* Objective: Omit the pictures and output exactly the lines from the start of the entries through the line containing "0 #8a8a8a, inset".

(Data entries)
## START
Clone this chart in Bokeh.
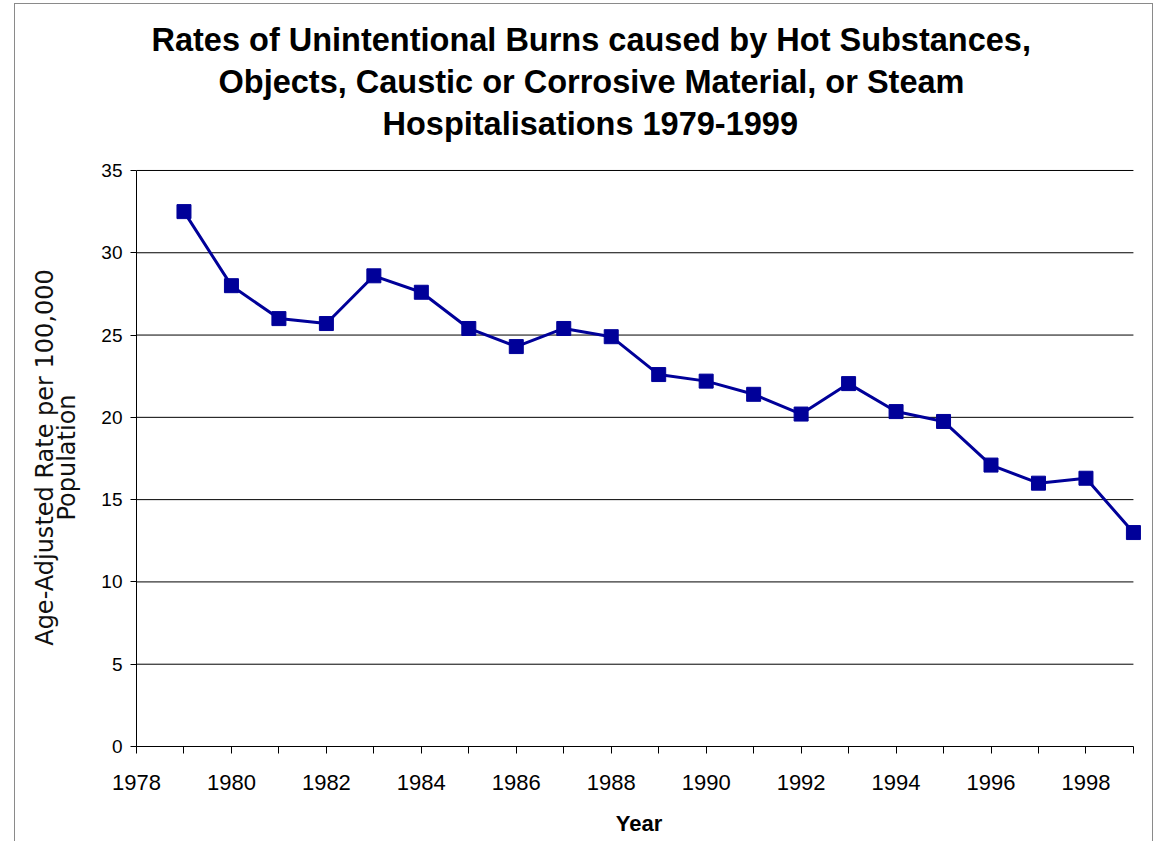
from bokeh.plotting import figure
from bokeh.models import Range1d, FixedTicker, Title
from bokeh.embed import file_html
from bokeh.resources import INLINE

# ---- data ----
years = list(range(1979, 2000))
rates = [32.5, 28.0, 26.0, 25.7, 28.6, 27.6, 25.4, 24.3, 25.4, 24.9,
         22.6, 22.2, 21.4, 20.2, 22.05, 20.35, 19.75, 17.1, 16.0, 16.3, 13.0]
x_major = [1978, 1980, 1982, 1984, 1986, 1988, 1990, 1992, 1994, 1996, 1998]
x_minor = [1979, 1981, 1983, 1985, 1987, 1989, 1991, 1993, 1995, 1997, 1999]
y_ticks = [0, 5, 10, 15, 20, 25, 30, 35]

title_lines = [
    "Rates of Unintentional Burns caused by Hot Substances,",
    "Objects, Caustic or Corrosive Material, or Steam",
    "Hospitalisations 1979-1999",
]
x_label = "Year"
y_label = "Age-Adjusted Rate per 100,000\nPopulation"

COLOR = "#000099"

frame_border = ("inset 14px 0 0 0 #ffffff, inset 0 3px 0 0 #ffffff, "
                "inset -5px 0 0 0 #ffffff, inset 15px 0 0 0 #8a8a8a, "
                "inset 0 4px 0 0 #8a8a8a, inset -6px 0 0 0 #8a8a8a")

p = figure(width=1158, height=841,
           x_range=Range1d(x_major[0], x_minor[-1] + 0.17),
           y_range=Range1d(y_ticks[0], y_ticks[-1] + 0.12),
           min_border_left=136, min_border_right=17,
           min_border_top=168, min_border_bottom=95,
           output_backend="svg", toolbar_location=None,
           background_fill_color="white", border_fill_color=None,
           styles={"box-shadow": frame_border, "background-color": "white"})
p.outline_line_color = None
p.xgrid.visible = False
p.ygrid.visible = False

# horizontal gridlines
g = y_ticks[1:]
p.segment(x0=[x_major[0]] * len(g), x1=[x_minor[-1]] * len(g),
          y0=g, y1=g, line_color="black", line_width=1)

# series
p.line(years, rates, line_color=COLOR, line_width=3)
p.scatter(years, rates, marker="square", size=14,
          fill_color=COLOR, line_color=COLOR)

# spacer between the title block and the plot area
p.add_layout(Title(text=" ", text_font_size="2px", standoff=21), "above")

# title: three lines, left-aligned with per-line offsets so the block is
# centred slightly left of the plot centre (as in the original)
title_offsets = [15, 82, 246]
for line, off in reversed(list(zip(title_lines, title_offsets))):
    p.add_layout(Title(text=line, align="left", offset=off, standoff=4,
                       text_font="Liberation Sans", text_font_size="32.5px",
                       text_font_style="bold", text_color="black"), "above")

# x axis
xa = p.xaxis[0]
xa.ticker = FixedTicker(ticks=x_major, minor_ticks=x_minor)
xa.bounds = (x_major[0], x_minor[-1])
xa.axis_line_color = "black"
xa.major_tick_line_color = "black"
xa.minor_tick_line_color = "black"
xa.major_tick_in = 0
xa.major_tick_out = 7
xa.minor_tick_in = 0
xa.minor_tick_out = 7
xa.major_label_text_font = "Liberation Sans"
xa.major_label_text_font_size = "22px"
xa.major_label_text_color = "black"
xa.major_label_standoff = 21
xa.axis_label = x_label
xa.axis_label_text_font = "Liberation Sans"
xa.axis_label_text_font_size = "22px"
xa.axis_label_text_font_style = "bold"
xa.axis_label_text_color = "black"
xa.axis_label_standoff = 18

# y axis
ya = p.yaxis[0]
ya.ticker = FixedTicker(ticks=y_ticks, minor_ticks=[])
ya.bounds = (y_ticks[0], y_ticks[-1])
ya.axis_line_color = "black"
ya.major_tick_line_color = "black"
ya.major_tick_in = 0
ya.major_tick_out = 6
ya.major_label_text_font = "Liberation Sans"
ya.major_label_text_font_size = "19px"
ya.major_label_text_color = "black"
ya.major_label_standoff = 8
ya.axis_label = y_label
ya.axis_label_text_font = "DejaVu Sans"
ya.axis_label_text_font_size = "24px"
ya.axis_label_text_font_style = "normal"
ya.axis_label_text_color = "#111111"
ya.axis_label_text_line_height = 0.8
ya.axis_label_standoff = 17

open("out.html", "w").write(file_html(p, INLINE))
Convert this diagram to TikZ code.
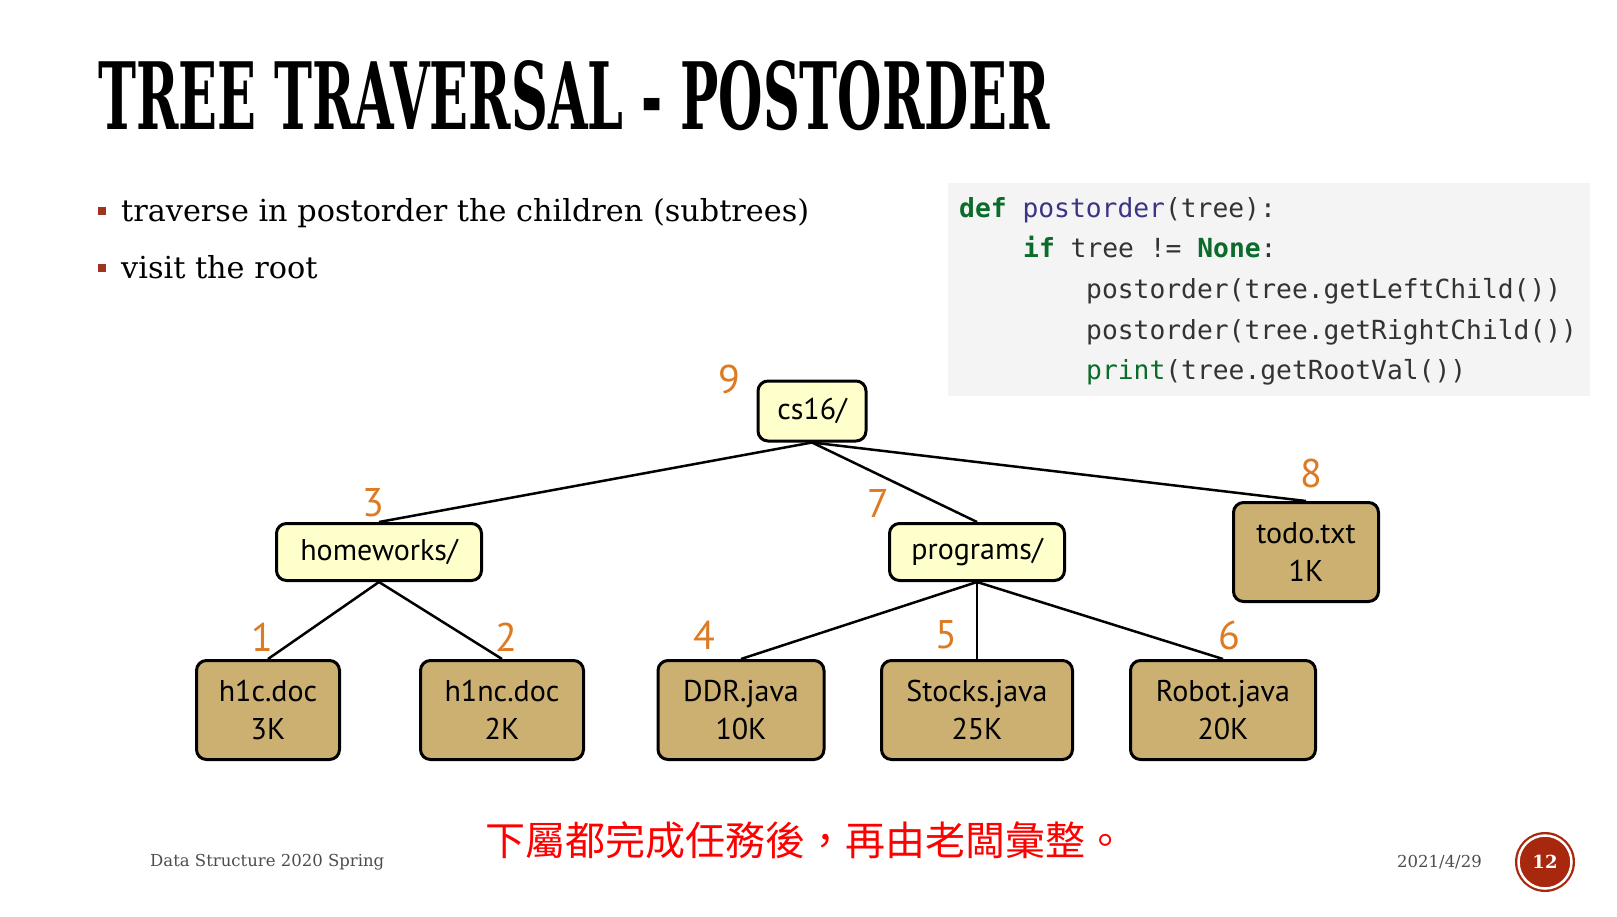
\documentclass[tikz,border=0pt]{standalone}
\usepackage{fontspec}
\usepackage{graphicx}
\setmainfont{DejaVu Serif}
\newfontfamily\nodefont{PT Sans}
\newfontfamily\codefont{DejaVu Sans Mono}
\newfontfamily\cjkfont{Noto Sans CJK TC}
\usetikzlibrary{positioning}

\definecolor{bulletred}{HTML}{A0341E}
\definecolor{numorange}{HTML}{DD7A22}
\definecolor{dirfill}{HTML}{FFFFCC}
\definecolor{filefill}{HTML}{CBB072}
\definecolor{codebg}{HTML}{F4F4F4}
\definecolor{kwgreen}{HTML}{0A6B2A}
\definecolor{fnblue}{HTML}{3A3487}
\definecolor{codegray}{HTML}{333333}
\definecolor{footgray}{HTML}{4D4D4D}
\definecolor{pagered}{HTML}{A8280E}

\begin{document}
\begin{tikzpicture}[
  x=1pt, y=-1pt,
  dirbox/.style={draw, line width=3pt, rounded corners=10pt, fill=dirfill,
                 font=\nodefont\fontsize{30}{38}\selectfont,
                 align=center, inner sep=0pt},
  filebox/.style={dirbox, fill=filefill},
  num/.style={text=numorange, font=\nodefont\fontsize{40}{40}\selectfont, inner sep=0pt},
  link/.style={line width=2.5pt},
  codeline/.style={anchor=base west, inner sep=0pt, text=codegray,
                   font=\codefont\fontsize{26.3}{26}\selectfont},
  bullet/.style={fill=bulletred, minimum size=8pt, inner sep=0pt},
  bultext/.style={anchor=base west, inner sep=0pt, font=\fontsize{30.3}{30}\selectfont},
  foot/.style={inner sep=0pt, text=footgray, font=\fontsize{16.5}{16.5}\selectfont},
]
  \useasboundingbox[fill=white] (0,0) rectangle (1617,916);

  % title and bullets
  \node[anchor=north west, inner sep=0pt] (title) at (98,60)
    {\resizebox{952pt}{69pt}{\bfseries TREE TRAVERSAL - POSTORDER}};
  \node[bullet] (b1) at (102,211) {};
  \node[bultext] (t1) at (121,221) {traverse in postorder the children (subtrees)};
  \node[bullet] (b2) at (102,268) {};
  \node[bultext] (t2) at (121,278) {visit the root};

  % code
  \node[fill=codebg, anchor=north west, inner sep=0pt,
        minimum width=642pt, minimum height=213pt] (codebox) at (948,183) {};
  \node[codeline] (c1) at (959,217)
    {\textcolor{kwgreen}{\bfseries def} \textcolor{fnblue}{postorder}(tree):};
  \node[codeline] (c2) at (1023,257)
    {\textcolor{kwgreen}{\bfseries if} tree != \textcolor{kwgreen}{\bfseries None}:};
  \node[codeline] (c3) at (1086,298) {postorder(tree.getLeftChild())};
  \node[codeline] (c4) at (1086,339) {postorder(tree.getRightChild())};
  \node[codeline] (c5) at (1086,379) {\textcolor{kwgreen}{print}(tree.getRootVal())};

  % tree
  \node[dirbox, minimum width=108pt, minimum height=60pt] (root) at (812,411) {cs16/};
  \node[dirbox, minimum width=205pt, minimum height=57pt] (hw) at (379,552) {homeworks/};
  \node[dirbox, minimum width=175pt, minimum height=57pt] (prog) at (977,552) {programs/};
  \node[filebox, minimum width=145pt, minimum height=99pt] (todo) at (1306,552) {todo.txt\\1K};
  \node[filebox, minimum width=143pt, minimum height=99pt] (h1c) at (268,710) {h1c.doc\\3K};
  \node[filebox, minimum width=163pt, minimum height=99pt] (h1nc) at (502,710) {h1nc.doc\\2K};
  \node[filebox, minimum width=166pt, minimum height=99pt] (ddr) at (741,710) {DDR.java\\10K};
  \node[filebox, minimum width=191pt, minimum height=99pt] (stocks) at (977,710) {Stocks.java\\25K};
  \node[filebox, minimum width=185pt, minimum height=99pt] (robot) at (1223,710) {Robot.java\\20K};

  \draw[link] (root.south) -- (hw.north);
  \draw[link] (root.south) -- (prog.north);
  \draw[link] (root.south) -- (todo.north);
  \draw[link] (hw.south) -- (h1c.north);
  \draw[link] (hw.south) -- (h1nc.north);
  \draw[link] (prog.south) -- (ddr.north);
  \draw[link] (prog.south) -- (stocks.north);
  \draw[link] (prog.south) -- (robot.north);

  % visiting order
  \node[num] (n9) at (729,379) {9};
  \node[num] (n3) at (373,503) {3};
  \node[num] (n7) at (878,503) {7};
  \node[num] (n8) at (1311,473) {8};
  \node[num] (n1) at (262,637) {1};
  \node[num] (n2) at (506,637) {2};
  \node[num] (n4) at (704,635) {4};
  \node[num] (n5) at (946,635) {5};
  \node[num] (n6) at (1229,635) {6};

  % footer
  \node[foot, anchor=west] (course) at (150,862) {Data Structure 2020 Spring};
  \node[foot, anchor=east] (date) at (1482,862) {2021/4/29};
  \node[text=red, inner sep=0pt, font=\cjkfont\fontsize{40}{40}\selectfont] (note) at (805,840)
    {下屬都完成任務後，再由老闆彙整。};
  \node[circle, fill=pagered, minimum size=60pt, inner sep=0pt] (page) at (1545,862) {};
  \draw[white, line width=2.5pt] (page.center) circle[radius=26.5pt];
  \node[text=white, font=\bfseries\fontsize{18}{18}\selectfont] (pagenum) at (page.center) {12};
\end{tikzpicture}
\end{document}
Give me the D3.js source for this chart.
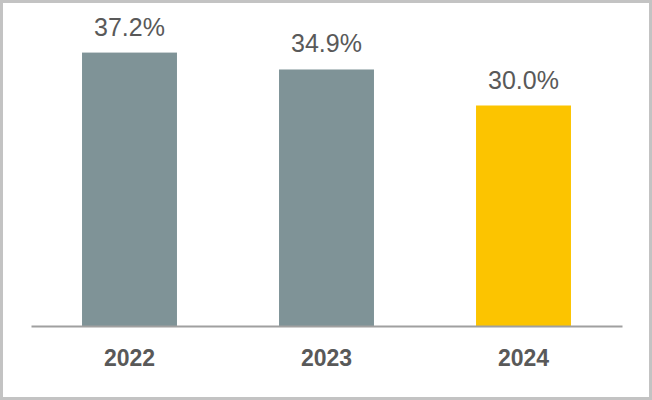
<!DOCTYPE html>
<html><head><meta charset="utf-8">
<script src="https://cdn.jsdelivr.net/npm/d3@7"></script>
<style>html,body{margin:0;padding:0;background:#fff;}svg{display:block;}</style>
</head><body>
<script>
const categories = ["2022", "2023", "2024"];
const values = [37.2, 34.9, 30.0];
const valueLabels = ["37.2%", "34.9%", "30.0%"];
const colors = ["#7f9397", "#7f9397", "#fcc400"];

const W = 652, H = 400;
const svg = d3.select("body").append("svg").attr("width", W).attr("height", H);

svg.append("rect").attr("x", 1.5).attr("y", 1.5).attr("width", W - 3).attr("height", H - 3)
  .attr("fill", "#fff").attr("stroke", "#c3c3c3").attr("stroke-width", 3);

const x = d3.scaleBand().domain(categories).range([31, 622]).paddingInner(0.518).paddingOuter(0.259);
const y = d3.scaleLinear().domain([0, 40]).range([326, 32]);

svg.selectAll(".bar").data(values).enter().append("rect")
  .attr("x", (d, i) => x(categories[i]))
  .attr("y", d => y(d))
  .attr("width", x.bandwidth())
  .attr("height", d => y(0) - y(d))
  .attr("fill", (d, i) => colors[i]);

svg.selectAll(".val").data(values).enter().append("text")
  .attr("x", (d, i) => x(categories[i]) + x.bandwidth() / 2)
  .attr("y", d => y(d) - 17)
  .attr("text-anchor", "middle")
  .attr("font-family", "Liberation Sans, Arial, sans-serif")
  .attr("font-size", 25)
  .attr("fill", "#595959")
  .text((d, i) => valueLabels[i]);

const axis = d3.axisBottom(x).tickSize(0).tickPadding(22);
const g = svg.append("g").attr("transform", `translate(0,${y(0)})`).call(axis);
g.select(".domain").attr("stroke", "#a0a0a0").attr("stroke-width", 2);
g.selectAll("text")
  .attr("font-family", "Liberation Sans, Arial, sans-serif")
  .attr("font-size", 23).attr("font-weight", "bold").attr("fill", "#595959")
  .attr("dy", null).attr("y", 40);
</script>
</body></html>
## END
* Reply to the exercise:
Clone this chart in Bokeh.
from bokeh.plotting import figure
from bokeh.models import Range1d, FixedTicker, Title
from bokeh.embed import file_html
from bokeh.resources import INLINE

# ---- data ----
years = list(range(1979, 2000))
rates = [32.5, 28.0, 26.0, 25.7, 28.6, 27.6, 25.4, 24.3, 25.4, 24.9,
         22.6, 22.2, 21.4, 20.2, 22.05, 20.35, 19.75, 17.1, 16.0, 16.3, 13.0]
x_major = [1978, 1980, 1982, 1984, 1986, 1988, 1990, 1992, 1994, 1996, 1998]
x_minor = [1979, 1981, 1983, 1985, 1987, 1989, 1991, 1993, 1995, 1997, 1999]
y_ticks = [0, 5, 10, 15, 20, 25, 30, 35]

title_lines = [
    "Rates of Unintentional Burns caused by Hot Substances,",
    "Objects, Caustic or Corrosive Material, or Steam",
    "Hospitalisations 1979-1999",
]
x_label = "Year"
y_label = "Age-Adjusted Rate per 100,000\nPopulation"

COLOR = "#000099"

frame_border = ("inset 14px 0 0 0 #ffffff, inset 0 3px 0 0 #ffffff, "
                "inset -5px 0 0 0 #ffffff, inset 15px 0 0 0 #8a8a8a, "
                "inset 0 4px 0 0 #8a8a8a, inset -6px 0 0 0 #8a8a8a")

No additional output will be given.